__Aim of the task__. Copy each of the entries below faithfully, setting aside any pictures.

__The records__.
[START]
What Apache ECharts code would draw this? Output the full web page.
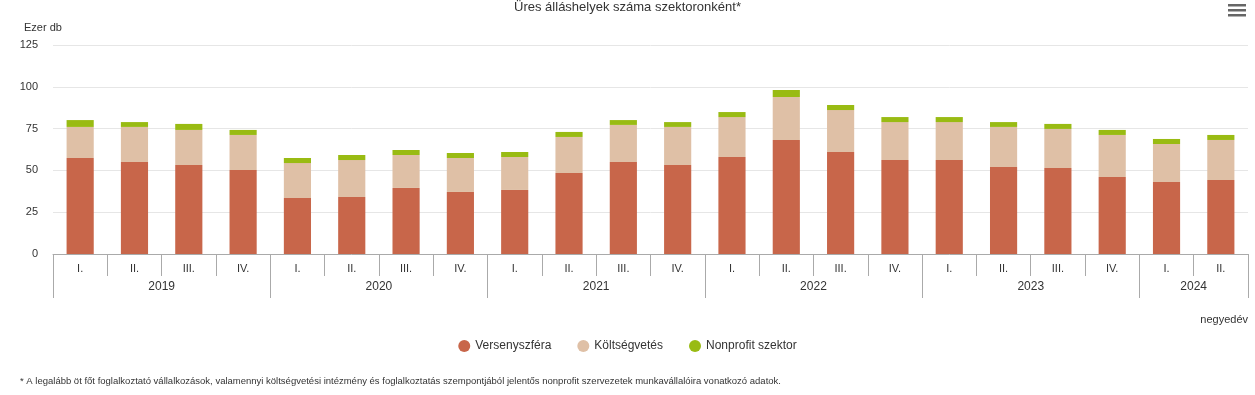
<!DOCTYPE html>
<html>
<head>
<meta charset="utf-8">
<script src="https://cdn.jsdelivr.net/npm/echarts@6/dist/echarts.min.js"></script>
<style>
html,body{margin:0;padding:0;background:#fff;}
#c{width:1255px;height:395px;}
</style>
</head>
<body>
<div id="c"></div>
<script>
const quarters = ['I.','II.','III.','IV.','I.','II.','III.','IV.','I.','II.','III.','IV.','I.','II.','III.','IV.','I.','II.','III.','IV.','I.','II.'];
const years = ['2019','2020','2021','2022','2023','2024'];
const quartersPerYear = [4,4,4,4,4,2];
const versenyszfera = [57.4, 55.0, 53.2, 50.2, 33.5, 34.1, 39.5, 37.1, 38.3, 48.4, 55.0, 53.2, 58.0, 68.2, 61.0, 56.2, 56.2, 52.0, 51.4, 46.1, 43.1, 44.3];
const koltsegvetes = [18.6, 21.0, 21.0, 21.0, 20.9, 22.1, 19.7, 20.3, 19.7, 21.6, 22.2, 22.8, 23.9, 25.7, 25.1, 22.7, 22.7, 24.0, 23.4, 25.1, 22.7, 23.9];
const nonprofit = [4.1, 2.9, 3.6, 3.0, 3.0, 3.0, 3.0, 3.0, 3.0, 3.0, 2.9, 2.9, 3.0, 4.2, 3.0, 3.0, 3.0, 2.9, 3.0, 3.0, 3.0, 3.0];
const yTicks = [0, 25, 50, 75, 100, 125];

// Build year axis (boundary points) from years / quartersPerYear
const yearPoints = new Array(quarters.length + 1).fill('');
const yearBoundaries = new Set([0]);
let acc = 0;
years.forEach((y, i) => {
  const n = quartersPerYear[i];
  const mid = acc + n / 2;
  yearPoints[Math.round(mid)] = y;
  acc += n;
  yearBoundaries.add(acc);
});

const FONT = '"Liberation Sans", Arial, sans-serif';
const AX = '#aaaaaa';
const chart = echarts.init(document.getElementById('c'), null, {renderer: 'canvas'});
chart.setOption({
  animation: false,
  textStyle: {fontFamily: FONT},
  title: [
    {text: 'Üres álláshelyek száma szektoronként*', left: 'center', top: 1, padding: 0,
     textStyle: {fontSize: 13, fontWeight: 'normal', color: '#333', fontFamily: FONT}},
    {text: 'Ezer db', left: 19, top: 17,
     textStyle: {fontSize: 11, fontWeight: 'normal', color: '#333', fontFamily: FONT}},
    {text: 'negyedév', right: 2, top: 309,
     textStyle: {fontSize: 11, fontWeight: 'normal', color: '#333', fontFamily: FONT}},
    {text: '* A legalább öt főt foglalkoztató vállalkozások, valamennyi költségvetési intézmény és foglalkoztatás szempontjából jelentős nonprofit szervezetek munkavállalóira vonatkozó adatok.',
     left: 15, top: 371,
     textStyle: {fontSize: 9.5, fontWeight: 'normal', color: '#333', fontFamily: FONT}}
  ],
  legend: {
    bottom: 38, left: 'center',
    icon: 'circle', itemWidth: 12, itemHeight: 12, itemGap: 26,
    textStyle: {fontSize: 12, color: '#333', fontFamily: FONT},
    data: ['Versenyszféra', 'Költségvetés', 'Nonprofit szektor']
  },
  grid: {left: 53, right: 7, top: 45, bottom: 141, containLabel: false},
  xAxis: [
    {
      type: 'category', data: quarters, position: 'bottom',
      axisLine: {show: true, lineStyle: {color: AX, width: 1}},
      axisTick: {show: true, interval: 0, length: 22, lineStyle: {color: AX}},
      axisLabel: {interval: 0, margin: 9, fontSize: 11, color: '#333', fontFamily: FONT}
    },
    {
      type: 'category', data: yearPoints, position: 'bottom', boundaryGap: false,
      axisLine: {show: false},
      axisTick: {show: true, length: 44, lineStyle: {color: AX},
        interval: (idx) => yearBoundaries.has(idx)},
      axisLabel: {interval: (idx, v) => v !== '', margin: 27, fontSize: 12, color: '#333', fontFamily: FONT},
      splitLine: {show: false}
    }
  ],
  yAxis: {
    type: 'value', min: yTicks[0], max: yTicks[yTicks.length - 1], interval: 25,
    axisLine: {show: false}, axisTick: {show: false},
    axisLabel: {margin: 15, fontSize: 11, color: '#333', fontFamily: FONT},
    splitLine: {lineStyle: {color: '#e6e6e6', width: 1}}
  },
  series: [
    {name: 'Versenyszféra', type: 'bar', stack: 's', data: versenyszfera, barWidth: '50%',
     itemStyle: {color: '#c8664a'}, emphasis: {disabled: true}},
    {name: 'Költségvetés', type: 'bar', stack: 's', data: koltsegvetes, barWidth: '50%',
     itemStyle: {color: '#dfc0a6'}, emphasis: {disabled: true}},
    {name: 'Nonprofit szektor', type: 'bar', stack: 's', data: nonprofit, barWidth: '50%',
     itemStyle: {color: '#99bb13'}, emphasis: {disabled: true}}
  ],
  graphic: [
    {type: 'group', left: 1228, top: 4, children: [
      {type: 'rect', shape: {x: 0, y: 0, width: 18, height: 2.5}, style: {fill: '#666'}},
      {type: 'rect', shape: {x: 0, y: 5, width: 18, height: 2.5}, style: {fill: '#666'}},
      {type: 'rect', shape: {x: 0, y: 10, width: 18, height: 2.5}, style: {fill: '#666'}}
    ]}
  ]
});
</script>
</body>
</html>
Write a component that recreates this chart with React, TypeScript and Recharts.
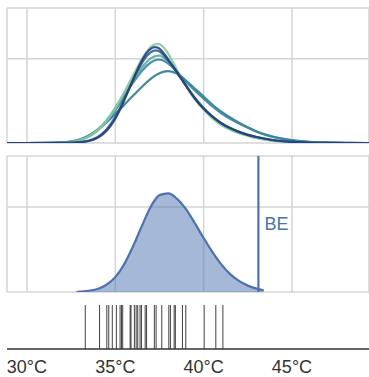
[END]
__Finished exercise__.
What Apache ECharts code would draw this? Output the full web page.
<!DOCTYPE html>
<html>
<head>
<meta charset="utf-8">
<script src="https://cdn.jsdelivr.net/npm/echarts@6/dist/echarts.min.js"></script>
<style>
html,body{margin:0;padding:0;background:#fff;}
#c{width:1255px;height:395px;}
</style>
</head>
<body>
<div id="c"></div>
<script>
const quarters = ['I.','II.','III.','IV.','I.','II.','III.','IV.','I.','II.','III.','IV.','I.','II.','III.','IV.','I.','II.','III.','IV.','I.','II.'];
const years = ['2019','2020','2021','2022','2023','2024'];
const quartersPerYear = [4,4,4,4,4,2];
const versenyszfera = [57.4, 55.0, 53.2, 50.2, 33.5, 34.1, 39.5, 37.1, 38.3, 48.4, 55.0, 53.2, 58.0, 68.2, 61.0, 56.2, 56.2, 52.0, 51.4, 46.1, 43.1, 44.3];
const koltsegvetes = [18.6, 21.0, 21.0, 21.0, 20.9, 22.1, 19.7, 20.3, 19.7, 21.6, 22.2, 22.8, 23.9, 25.7, 25.1, 22.7, 22.7, 24.0, 23.4, 25.1, 22.7, 23.9];
const nonprofit = [4.1, 2.9, 3.6, 3.0, 3.0, 3.0, 3.0, 3.0, 3.0, 3.0, 2.9, 2.9, 3.0, 4.2, 3.0, 3.0, 3.0, 2.9, 3.0, 3.0, 3.0, 3.0];
const yTicks = [0, 25, 50, 75, 100, 125];

// Build year axis (boundary points) from years / quartersPerYear
const yearPoints = new Array(quarters.length + 1).fill('');
const yearBoundaries = new Set([0]);
let acc = 0;
years.forEach((y, i) => {
  const n = quartersPerYear[i];
  const mid = acc + n / 2;
  yearPoints[Math.round(mid)] = y;
  acc += n;
  yearBoundaries.add(acc);
});

const FONT = '"Liberation Sans", Arial, sans-serif';
const AX = '#aaaaaa';
const chart = echarts.init(document.getElementById('c'), null, {renderer: 'canvas'});
chart.setOption({
  animation: false,
  textStyle: {fontFamily: FONT},
  title: [
    {text: 'Üres álláshelyek száma szektoronként*', left: 'center', top: 1, padding: 0,
     textStyle: {fontSize: 13, fontWeight: 'normal', color: '#333', fontFamily: FONT}},
    {text: 'Ezer db', left: 19, top: 17,
     textStyle: {fontSize: 11, fontWeight: 'normal', color: '#333', fontFamily: FONT}},
    {text: 'negyedév', right: 2, top: 309,
     textStyle: {fontSize: 11, fontWeight: 'normal', color: '#333', fontFamily: FONT}},
    {text: '* A legalább öt főt foglalkoztató vállalkozások, valamennyi költségvetési intézmény és foglalkoztatás szempontjából jelentős nonprofit szervezetek munkavállalóira vonatkozó adatok.',
     left: 15, top: 371,
     textStyle: {fontSize: 9.5, fontWeight: 'normal', color: '#333', fontFamily: FONT}}
  ],
  legend: {
    bottom: 38, left: 'center',
    icon: 'circle', itemWidth: 12, itemHeight: 12, itemGap: 26,
    textStyle: {fontSize: 12, color: '#333', fontFamily: FONT},
    data: ['Versenyszféra', 'Költségvetés', 'Nonprofit szektor']
  },
  grid: {left: 53, right: 7, top: 45, bottom: 141, containLabel: false},
  xAxis: [
    {
      type: 'category', data: quarters, position: 'bottom',
      axisLine: {show: true, lineStyle: {color: AX, width: 1}},
      axisTick: {show: true, interval: 0, length: 22, lineStyle: {color: AX}},
      axisLabel: {interval: 0, margin: 9, fontSize: 11, color: '#333', fontFamily: FONT}
    },
    {
      type: 'category', data: yearPoints, position: 'bottom', boundaryGap: false,
      axisLine: {show: false},
      axisTick: {show: true, length: 44, lineStyle: {color: AX},
        interval: (idx) => yearBoundaries.has(idx)},
      axisLabel: {interval: (idx, v) => v !== '', margin: 27, fontSize: 12, color: '#333', fontFamily: FONT},
      splitLine: {show: false}
    }
  ],
  yAxis: {
    type: 'value', min: yTicks[0], max: yTicks[yTicks.length - 1], interval: 25,
    axisLine: {show: false}, axisTick: {show: false},
    axisLabel: {margin: 15, fontSize: 11, color: '#333', fontFamily: FONT},
    splitLine: {lineStyle: {color: '#e6e6e6', width: 1}}
  },
  series: [
    {name: 'Versenyszféra', type: 'bar', stack: 's', data: versenyszfera, barWidth: '50%',
     itemStyle: {color: '#c8664a'}, emphasis: {disabled: true}},
    {name: 'Költségvetés', type: 'bar', stack: 's', data: koltsegvetes, barWidth: '50%',
     itemStyle: {color: '#dfc0a6'}, emphasis: {disabled: true}},
    {name: 'Nonprofit szektor', type: 'bar', stack: 's', data: nonprofit, barWidth: '50%',
     itemStyle: {color: '#99bb13'}, emphasis: {disabled: true}}
  ],
  graphic: [
    {type: 'group', left: 1228, top: 4, children: [
      {type: 'rect', shape: {x: 0, y: 0, width: 18, height: 2.5}, style: {fill: '#666'}},
      {type: 'rect', shape: {x: 0, y: 5, width: 18, height: 2.5}, style: {fill: '#666'}},
      {type: 'rect', shape: {x: 0, y: 10, width: 18, height: 2.5}, style: {fill: '#666'}}
    ]}
  ]
});
</script>
</body>
</html>
Write a component that recreates this chart with React, TypeScript and Recharts.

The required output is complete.